Before bed, I thought more about what it meant to be a confident mom, and how I wasn't a very confident mother. 'No' doesn't always mean, 'no'. Sometimes it means:
- Mommy is too lazy to get up, so please stop.
- Mommy is going to lose her shit! Don't you care?
- FINE! Just go away!
- Shit. Really? HOW ARE YOU MY KID? (Oh, wait, Karma.)
- Helllooooo, Mommy said, NO! Not, Please keep hitting me in the head with Mr. Penguin.
- DUDE! I've said no one-hundred times, please listen.
You get the idea.
Clearly, my poor confidence mixed with my laziness, pretty much sends my toddler the message that mommy is a spineless meatloaf.
Well. NO MORE!
I'm a confident mom!
'No!' Means 'No!' Bitches!
Two nights ago, I told Ollie if he threw one more toy, he was going right to the bath then bed.
The little shit threw his toy.
Calmly, I said to myself, I'm a confident mom, then got off the couch told him he was naughty for not listnen, and was going right to the bath then bed. Then. carried him upstairs... kicking and screaming.

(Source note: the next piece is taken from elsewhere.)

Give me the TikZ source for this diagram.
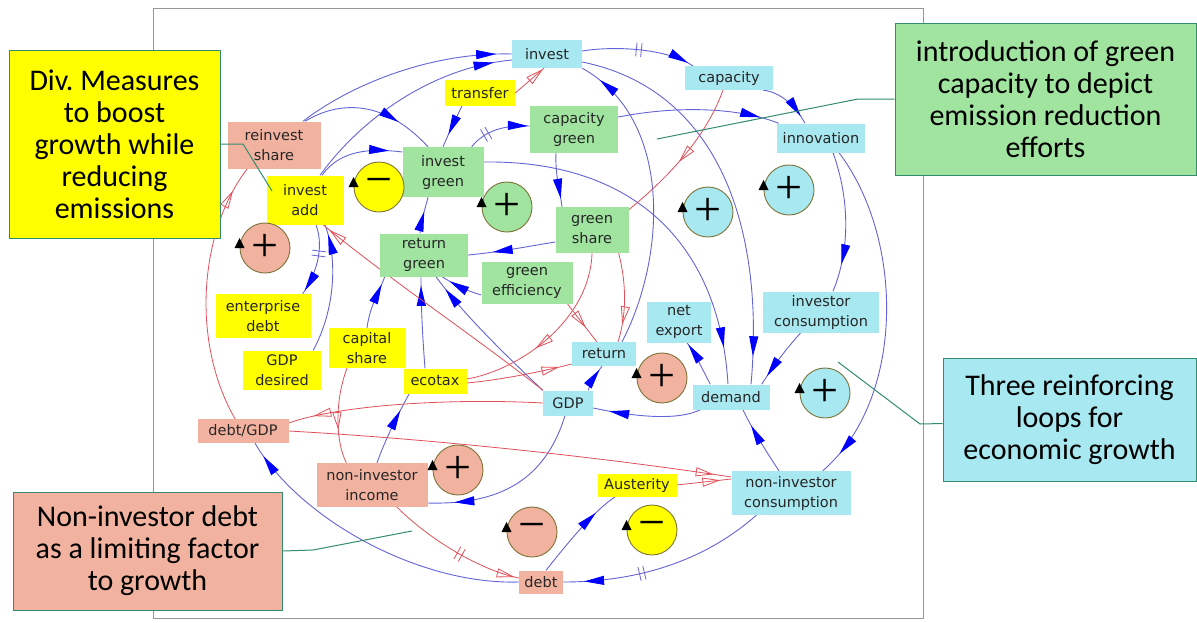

But now that I'm a confident mom, it didn't phase me.
I make the damn rules.
Dammit!
ATTENTION OLLIE AND FTD, I MAKE THE RULES!!!
As you can see, I'm also a confident wife now too...
My friends, I am really changing the way I parent thanks to my newfound confidence. I say no, and enforce it. I say bedtime and enforce it. I say eat... no wait that's a bad example...
I say, stop it, and dammit he stops! It only took three days of being a no nonsense boss mom to get him to recognize who's in charge!
And get this...
Not one time did I yell or lose my shit!
I calmly tell him what I want, and then tell him what the consequence will be if he doesn't stop/listen.
Then, if he doesn't listen, in a super calm way, I enforce that shit when he fails to heed my warning.
Three days later, he's heeding my warning.
I didn't get frustrated or have to raise my voice once!
I love that every time I say it, I believe it more.
I love that I learned this now, instead of during his teenage years. (Hopefully by then, all it will take is a look.)
My friends, if you to fail at enforcing the rules, and/or let your kid rule the roost, I cannot recommend enough you say out loud, I'm a confident mother/father, then own it.
Then say it again to yourself right before you (calmly) lay down the law.
Tis the season for being a confident BOSS Parent!!!!